Shortly before 3:30 a.m. EST Tuesday, the National Oceanic and Atmospheric Administration’s Space Weather Prediction Center reported that severe G4 geomagnetic storm levels had once again been reached.
But despite an extremely powerful coronal mass ejection and geomagnetic storm, the Northern Lights did not explode across the sky the way many expected.
The culprit was the solar wind’s magnetic field, which pointed north, the same direction as Earth’s magnetic field. When that happens, the two repel each other, sending charged particles off course instead of funneling them into the atmosphere to ignite a vivid aurora, according to the FOX Forecast Center.

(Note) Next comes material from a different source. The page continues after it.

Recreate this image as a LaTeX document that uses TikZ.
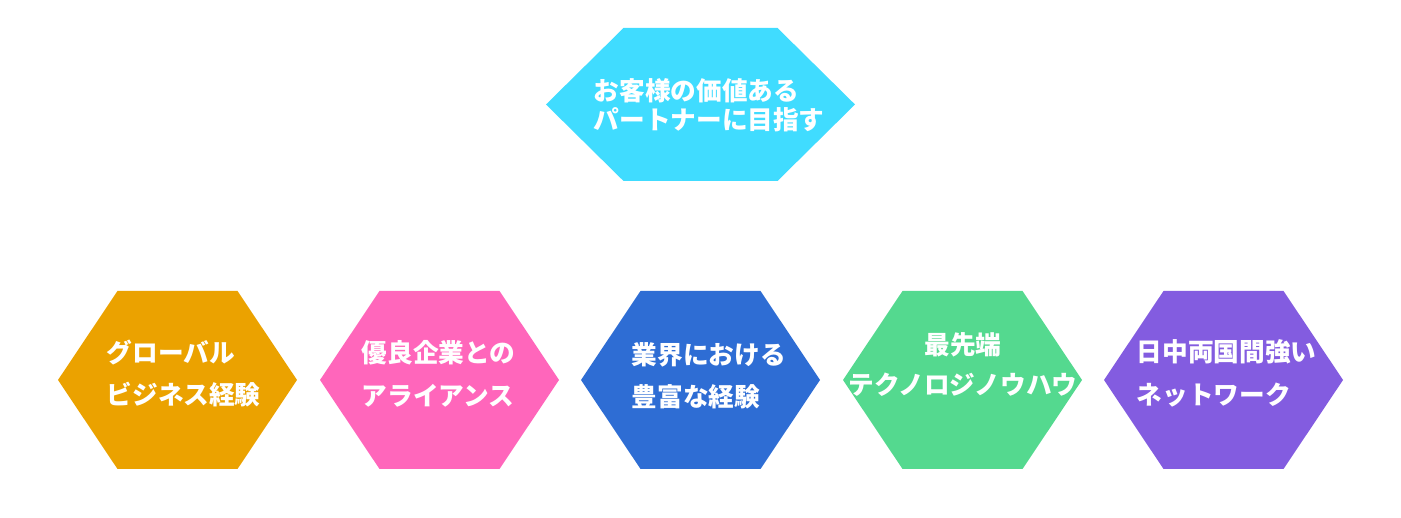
\documentclass[tikz,border=0pt]{standalone}
\usepackage{fontspec}
\usepackage{tikz}
\usetikzlibrary{calc}
\newfontfamily\jpfont{Noto Sans CJK JP}
\definecolor{topcyan}{RGB}{64,220,255}
\definecolor{hexorange}{RGB}{235,162,0}
\definecolor{hexpink}{RGB}{255,102,187}
\definecolor{hexblue}{RGB}{46,109,212}
\definecolor{hexgreen}{RGB}{84,217,143}
\definecolor{hexpurple}{RGB}{131,92,224}
\tikzset{
  hexlabel/.style={text=white, inner sep=0pt, align=left, font=\jpfont\bfseries\fontsize{7.3pt}{#1}\selectfont},
  hexlabel/.default=12.2pt
}

\begin{document}
\begin{tikzpicture}
  \useasboundingbox (0, 0) rectangle (14.01, 5.18);
% goal
  \fill[topcyan] (7.005, 4.135) ++(-1.545, 0) -- ++(0.775, 0.765) -- ++(1.54, 0)
    -- ++(0.775, -0.765) -- ++(-0.775, -0.765) -- ++(-1.54, 0) -- cycle;
  \draw (5.93, 4.13) node[hexlabel=8.2pt, anchor=west] (goal) {お客様の価値ある\\パートナーに目指す};

% strengths
  \foreach \x/\c in {1.775/hexorange, 4.395/hexpink, 7.005/hexblue, 9.625/hexgreen, 12.235/hexpurple}{
    \fill[\c] (\x, 1.38) ++(-1.195, 0) -- ++(0.595, 0.89) -- ++(1.2, 0)
      -- ++(0.595, -0.89) -- ++(-0.595, -0.89) -- ++(-1.2, 0) -- cycle;
  }
  \draw (1.06, 1.445) node[hexlabel, anchor=west] (global) {グローバル\\ビジネス経験};
  \draw (3.61, 1.445) node[hexlabel, anchor=west] (alliance) {優良企業との\\アライアンス};
  \draw (6.31, 1.42) node[hexlabel=11.9pt, anchor=west] (industry) {業界における\\豊富な経験};
  \draw (9.63, 1.53) node[hexlabel=11.4pt, align=center] (tech) {最先端\\テクノロジノウハウ};
  \draw (11.36, 1.445) node[hexlabel, anchor=west] (network) {日中両国間強い\\ネットワーク};
\end{tikzpicture}
\end{document}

Even so, more than 25 states had a shot at seeing the Northern Lights as the powerful CME barreled through space on a collision course with Earth.
Fox Weather said it received photos from viewers in Alabama, Kentucky, Pennsylvania, Connecticut, Virginia, Minnesota and other states. The aurora was even spotted overseas in Wiesbaden, Germany.
The space weather event traces back to an X1.9-class solar flare that erupted from the sun around 11:09 a.m. Sunday.
C3-class Solar Flare Erupts on Sept. 8, 2010
Because that energy travels at the speed of light, it reached Earth in just eight minutes, ionizing the upper atmosphere and triggering a level R3, or strong, radio blackout over western South America and the eastern South Pacific.
The flare was accompanied by a CME, a massive expulsion of plasma and magnetic fields from the sun’s corona. Unlike the flare’s light, a CME is a physical bubble of solar material that moves more slowly through space, acting like a shock wave as it pushes through the solar system.
“Agencies around the world have modeled this specific eruption and reached a consensus that the western flank of the CME will impact Earth’s magnetic field this evening,” the FOX Forecast Center said.
Parts of the Northeast, Midwest, Mid-Atlantic and sections of the West caught glimpses of the light show Monday night.
The best viewing chances were in the Pacific Northwest, the eastern Dakotas and Minnesota, though the Northern Lights were photographed as far south as New Mexico and Alabama.
The Space Weather Prediction Center uses a five-point scale to rank geomagnetic storms, solar radiation storms and radio blackouts, ranging from minor to extreme.
The FOX Forecast Center said the current event marks the largest solar radiation storm in 23 years.
A geomagnetic storm is a major disturbance of Earth’s magnetosphere caused by an unusually efficient transfer of energy from the solar wind into the space surrounding the planet, according to SWPC.
The latest activity follows another rare solar super-flare in November that sent radiation levels in Earth’s atmosphere to their highest point in nearly two decades.
That flare, an exceptionally bright burst of light, erupted from the AR4274 sunspot on Nov. 11. Classified as a powerful X5.1, it came after a string of milder flares and CMEs that delivered aurora displays as far south as Florida.
When Earth-based monitors detected elevated radiation levels that day, researchers launched several stratospheric balloons equipped with sensors to track how radiation changed throughout the atmosphere.
At cruising altitudes for most commercial aircraft, about 40,000 feet, radiation levels briefly spiked to 10 times higher than normal cosmic-ray background levels. Researchers noted that if a pregnant woman were exposed to those conditions for more than 12 hours, the radiation would exceed what is officially considered safe for a fetus.